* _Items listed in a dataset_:
# # # #

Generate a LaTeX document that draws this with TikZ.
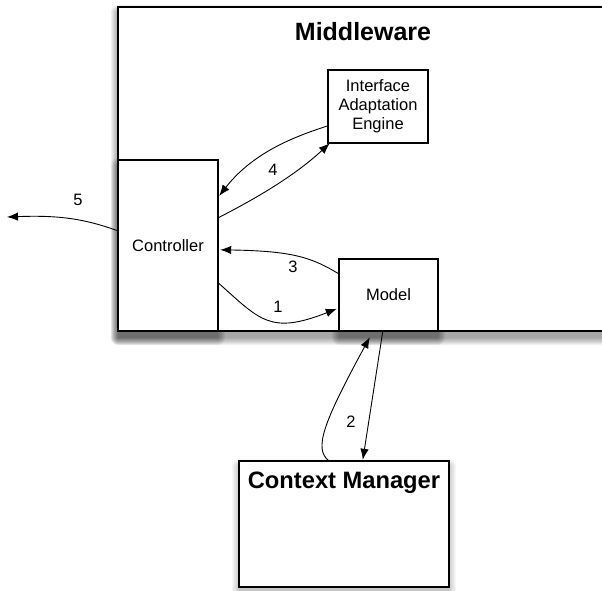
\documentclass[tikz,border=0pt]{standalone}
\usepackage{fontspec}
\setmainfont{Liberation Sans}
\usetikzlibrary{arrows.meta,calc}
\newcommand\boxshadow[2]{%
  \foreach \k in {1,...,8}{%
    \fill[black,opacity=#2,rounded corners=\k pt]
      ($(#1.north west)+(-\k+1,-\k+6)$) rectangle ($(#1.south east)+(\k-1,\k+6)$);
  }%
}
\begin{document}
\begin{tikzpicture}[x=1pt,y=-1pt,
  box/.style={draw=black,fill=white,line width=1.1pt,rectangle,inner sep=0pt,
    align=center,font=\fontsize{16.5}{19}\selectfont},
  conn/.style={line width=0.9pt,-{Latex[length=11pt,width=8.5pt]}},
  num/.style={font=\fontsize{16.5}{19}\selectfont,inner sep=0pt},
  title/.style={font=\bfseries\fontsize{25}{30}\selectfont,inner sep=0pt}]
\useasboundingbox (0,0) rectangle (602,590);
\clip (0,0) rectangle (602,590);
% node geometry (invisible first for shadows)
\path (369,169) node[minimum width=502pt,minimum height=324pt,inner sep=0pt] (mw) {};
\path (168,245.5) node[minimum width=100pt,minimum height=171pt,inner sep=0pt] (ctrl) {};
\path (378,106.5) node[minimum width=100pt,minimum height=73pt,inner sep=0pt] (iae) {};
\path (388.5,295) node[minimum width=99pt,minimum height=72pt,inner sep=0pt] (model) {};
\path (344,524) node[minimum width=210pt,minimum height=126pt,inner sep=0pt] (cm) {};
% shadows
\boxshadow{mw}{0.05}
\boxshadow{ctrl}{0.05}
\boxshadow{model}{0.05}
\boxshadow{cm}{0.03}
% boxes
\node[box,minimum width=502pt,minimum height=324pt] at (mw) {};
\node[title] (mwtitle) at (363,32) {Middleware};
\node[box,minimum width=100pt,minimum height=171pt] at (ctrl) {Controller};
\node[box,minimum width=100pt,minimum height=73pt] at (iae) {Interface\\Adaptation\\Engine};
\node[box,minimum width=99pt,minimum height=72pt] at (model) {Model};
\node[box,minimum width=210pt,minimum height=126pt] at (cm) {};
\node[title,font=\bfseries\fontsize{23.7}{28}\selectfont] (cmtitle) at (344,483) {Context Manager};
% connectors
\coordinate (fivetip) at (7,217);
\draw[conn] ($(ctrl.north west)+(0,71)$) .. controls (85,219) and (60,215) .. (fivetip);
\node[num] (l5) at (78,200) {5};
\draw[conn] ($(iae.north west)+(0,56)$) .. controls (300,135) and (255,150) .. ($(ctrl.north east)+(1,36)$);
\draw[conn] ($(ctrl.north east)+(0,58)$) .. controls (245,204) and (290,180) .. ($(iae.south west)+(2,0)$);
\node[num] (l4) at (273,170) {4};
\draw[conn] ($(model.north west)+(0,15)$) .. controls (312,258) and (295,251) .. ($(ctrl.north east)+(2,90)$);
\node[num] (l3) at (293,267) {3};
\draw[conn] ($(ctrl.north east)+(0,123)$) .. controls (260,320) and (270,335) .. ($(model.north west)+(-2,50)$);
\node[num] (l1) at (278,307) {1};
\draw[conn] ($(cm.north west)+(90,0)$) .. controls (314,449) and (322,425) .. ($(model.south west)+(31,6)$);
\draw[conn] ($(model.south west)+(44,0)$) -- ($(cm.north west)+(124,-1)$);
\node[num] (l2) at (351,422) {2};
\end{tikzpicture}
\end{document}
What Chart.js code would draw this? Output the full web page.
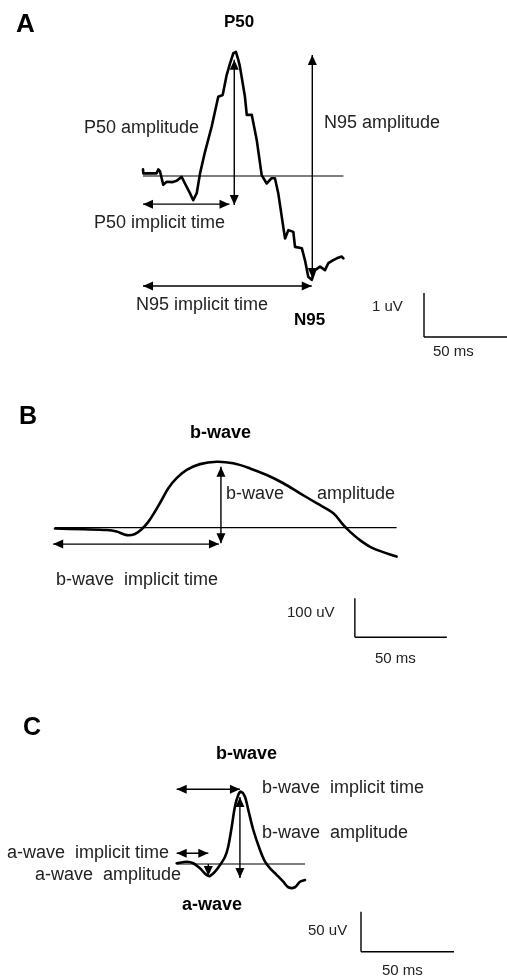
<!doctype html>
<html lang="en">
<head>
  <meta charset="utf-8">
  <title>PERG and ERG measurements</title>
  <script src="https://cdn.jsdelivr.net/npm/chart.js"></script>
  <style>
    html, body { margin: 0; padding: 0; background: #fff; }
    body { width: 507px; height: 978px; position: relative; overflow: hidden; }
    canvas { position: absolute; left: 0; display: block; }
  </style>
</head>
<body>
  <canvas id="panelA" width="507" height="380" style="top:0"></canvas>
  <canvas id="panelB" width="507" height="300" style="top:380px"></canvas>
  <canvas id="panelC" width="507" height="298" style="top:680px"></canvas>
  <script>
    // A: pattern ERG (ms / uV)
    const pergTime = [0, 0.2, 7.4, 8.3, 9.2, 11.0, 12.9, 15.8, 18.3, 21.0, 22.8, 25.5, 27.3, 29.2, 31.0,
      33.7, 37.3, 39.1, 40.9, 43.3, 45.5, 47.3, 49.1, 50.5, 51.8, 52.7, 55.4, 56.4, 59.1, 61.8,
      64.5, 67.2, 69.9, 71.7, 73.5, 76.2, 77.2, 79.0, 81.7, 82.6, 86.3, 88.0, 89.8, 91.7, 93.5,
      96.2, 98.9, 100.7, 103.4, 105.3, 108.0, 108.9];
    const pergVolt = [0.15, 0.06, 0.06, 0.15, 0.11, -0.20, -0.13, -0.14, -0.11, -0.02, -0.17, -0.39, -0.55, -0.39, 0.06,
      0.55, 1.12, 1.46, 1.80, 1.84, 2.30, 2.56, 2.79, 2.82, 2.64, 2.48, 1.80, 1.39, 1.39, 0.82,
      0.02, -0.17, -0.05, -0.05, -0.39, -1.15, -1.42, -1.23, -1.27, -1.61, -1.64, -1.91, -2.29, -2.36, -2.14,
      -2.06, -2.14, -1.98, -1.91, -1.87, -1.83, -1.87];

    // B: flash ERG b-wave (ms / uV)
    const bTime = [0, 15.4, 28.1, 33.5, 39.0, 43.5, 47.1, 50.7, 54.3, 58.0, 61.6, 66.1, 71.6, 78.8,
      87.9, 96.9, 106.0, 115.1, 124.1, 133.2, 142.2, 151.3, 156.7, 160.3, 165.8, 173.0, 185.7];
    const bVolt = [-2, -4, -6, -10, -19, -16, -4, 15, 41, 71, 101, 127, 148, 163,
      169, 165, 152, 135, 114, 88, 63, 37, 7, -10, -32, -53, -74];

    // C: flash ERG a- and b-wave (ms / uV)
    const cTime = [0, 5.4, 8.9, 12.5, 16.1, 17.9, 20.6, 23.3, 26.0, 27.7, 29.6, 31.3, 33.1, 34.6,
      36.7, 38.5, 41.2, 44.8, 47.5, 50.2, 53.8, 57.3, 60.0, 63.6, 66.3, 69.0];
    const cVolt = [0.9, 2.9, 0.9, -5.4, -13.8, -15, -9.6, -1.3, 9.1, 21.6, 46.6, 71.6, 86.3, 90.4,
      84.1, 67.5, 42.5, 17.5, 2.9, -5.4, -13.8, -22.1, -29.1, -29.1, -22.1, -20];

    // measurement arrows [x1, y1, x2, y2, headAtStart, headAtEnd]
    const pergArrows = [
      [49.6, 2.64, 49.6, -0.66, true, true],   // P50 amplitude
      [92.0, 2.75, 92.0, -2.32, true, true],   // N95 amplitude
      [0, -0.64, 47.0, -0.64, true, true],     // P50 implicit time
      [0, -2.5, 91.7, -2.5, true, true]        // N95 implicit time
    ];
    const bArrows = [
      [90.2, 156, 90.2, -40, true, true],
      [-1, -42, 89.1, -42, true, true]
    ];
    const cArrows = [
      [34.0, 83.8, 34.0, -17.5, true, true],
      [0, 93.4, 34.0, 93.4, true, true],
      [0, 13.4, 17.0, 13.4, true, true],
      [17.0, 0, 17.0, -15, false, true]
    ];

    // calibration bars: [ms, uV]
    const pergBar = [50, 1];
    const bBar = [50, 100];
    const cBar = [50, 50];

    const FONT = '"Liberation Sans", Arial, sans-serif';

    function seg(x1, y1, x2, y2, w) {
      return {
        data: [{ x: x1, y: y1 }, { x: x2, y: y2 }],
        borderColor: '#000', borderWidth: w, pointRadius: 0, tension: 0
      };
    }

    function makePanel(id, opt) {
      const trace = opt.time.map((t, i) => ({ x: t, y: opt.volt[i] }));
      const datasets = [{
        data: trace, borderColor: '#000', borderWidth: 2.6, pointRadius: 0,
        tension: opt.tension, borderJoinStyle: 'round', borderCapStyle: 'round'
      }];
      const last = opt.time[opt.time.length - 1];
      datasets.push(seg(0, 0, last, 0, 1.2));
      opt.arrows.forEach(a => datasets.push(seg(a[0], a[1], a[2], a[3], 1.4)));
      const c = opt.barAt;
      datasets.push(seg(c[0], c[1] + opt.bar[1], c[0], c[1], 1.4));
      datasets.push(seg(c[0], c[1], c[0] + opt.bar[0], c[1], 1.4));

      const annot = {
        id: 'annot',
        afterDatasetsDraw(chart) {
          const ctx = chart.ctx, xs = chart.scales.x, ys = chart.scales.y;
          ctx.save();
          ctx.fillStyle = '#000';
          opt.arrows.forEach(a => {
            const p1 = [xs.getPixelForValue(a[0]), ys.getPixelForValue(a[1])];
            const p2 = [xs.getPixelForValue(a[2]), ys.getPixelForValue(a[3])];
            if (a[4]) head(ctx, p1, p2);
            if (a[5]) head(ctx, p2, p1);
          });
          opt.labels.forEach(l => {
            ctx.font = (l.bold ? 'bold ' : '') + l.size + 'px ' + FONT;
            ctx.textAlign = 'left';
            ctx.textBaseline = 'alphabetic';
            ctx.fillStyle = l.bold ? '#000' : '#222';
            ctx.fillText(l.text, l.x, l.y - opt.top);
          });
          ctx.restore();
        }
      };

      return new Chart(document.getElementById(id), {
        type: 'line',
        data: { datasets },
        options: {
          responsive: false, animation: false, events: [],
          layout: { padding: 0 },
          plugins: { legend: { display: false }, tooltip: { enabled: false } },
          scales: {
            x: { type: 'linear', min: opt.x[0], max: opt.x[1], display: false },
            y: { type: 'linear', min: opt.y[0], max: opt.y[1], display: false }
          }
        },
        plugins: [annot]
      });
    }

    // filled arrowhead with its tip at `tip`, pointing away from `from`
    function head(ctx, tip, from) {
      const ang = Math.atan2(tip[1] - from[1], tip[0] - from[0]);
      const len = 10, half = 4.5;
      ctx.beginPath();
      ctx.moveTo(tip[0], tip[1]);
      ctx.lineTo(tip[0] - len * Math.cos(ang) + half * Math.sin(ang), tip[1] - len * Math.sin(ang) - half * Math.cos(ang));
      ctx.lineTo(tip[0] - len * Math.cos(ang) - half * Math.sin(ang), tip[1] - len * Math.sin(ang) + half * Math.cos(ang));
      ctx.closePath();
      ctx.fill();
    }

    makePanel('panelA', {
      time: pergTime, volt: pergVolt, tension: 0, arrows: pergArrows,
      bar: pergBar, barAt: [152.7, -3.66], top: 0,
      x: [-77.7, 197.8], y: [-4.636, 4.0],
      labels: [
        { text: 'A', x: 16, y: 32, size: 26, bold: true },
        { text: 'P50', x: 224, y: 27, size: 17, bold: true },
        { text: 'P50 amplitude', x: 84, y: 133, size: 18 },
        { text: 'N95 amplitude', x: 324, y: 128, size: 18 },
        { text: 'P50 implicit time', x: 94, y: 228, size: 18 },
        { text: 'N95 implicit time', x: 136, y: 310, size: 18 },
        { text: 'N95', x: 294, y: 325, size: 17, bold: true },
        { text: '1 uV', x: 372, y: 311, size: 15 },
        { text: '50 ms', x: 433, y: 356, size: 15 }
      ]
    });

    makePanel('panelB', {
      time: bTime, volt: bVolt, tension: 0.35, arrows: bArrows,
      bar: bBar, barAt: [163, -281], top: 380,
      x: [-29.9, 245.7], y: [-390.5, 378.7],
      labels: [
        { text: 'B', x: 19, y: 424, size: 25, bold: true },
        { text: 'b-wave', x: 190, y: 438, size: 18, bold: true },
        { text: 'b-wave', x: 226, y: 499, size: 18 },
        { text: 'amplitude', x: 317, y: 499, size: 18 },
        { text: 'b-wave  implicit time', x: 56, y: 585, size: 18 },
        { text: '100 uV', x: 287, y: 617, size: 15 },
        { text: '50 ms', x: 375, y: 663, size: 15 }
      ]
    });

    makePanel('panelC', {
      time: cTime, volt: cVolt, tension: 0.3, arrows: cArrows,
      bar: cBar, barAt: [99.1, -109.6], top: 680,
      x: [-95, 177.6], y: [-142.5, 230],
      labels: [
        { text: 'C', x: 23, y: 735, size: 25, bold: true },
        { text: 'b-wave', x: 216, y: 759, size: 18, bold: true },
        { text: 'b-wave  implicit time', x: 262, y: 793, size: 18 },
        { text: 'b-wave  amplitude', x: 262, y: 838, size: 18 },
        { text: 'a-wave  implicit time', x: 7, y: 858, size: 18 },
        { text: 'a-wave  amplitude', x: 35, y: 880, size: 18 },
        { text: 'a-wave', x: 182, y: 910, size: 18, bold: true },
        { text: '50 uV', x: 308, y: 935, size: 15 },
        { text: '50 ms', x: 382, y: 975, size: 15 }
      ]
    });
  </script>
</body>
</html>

# # # #

* _DESCRIPTION OF THE TASK_: Copy out each line that contains the word "with".

* _CORRECT OUTPUT_:
Generate a LaTeX document that draws this with TikZ.
    // filled arrowhead with its tip at `tip`, pointing away from `from`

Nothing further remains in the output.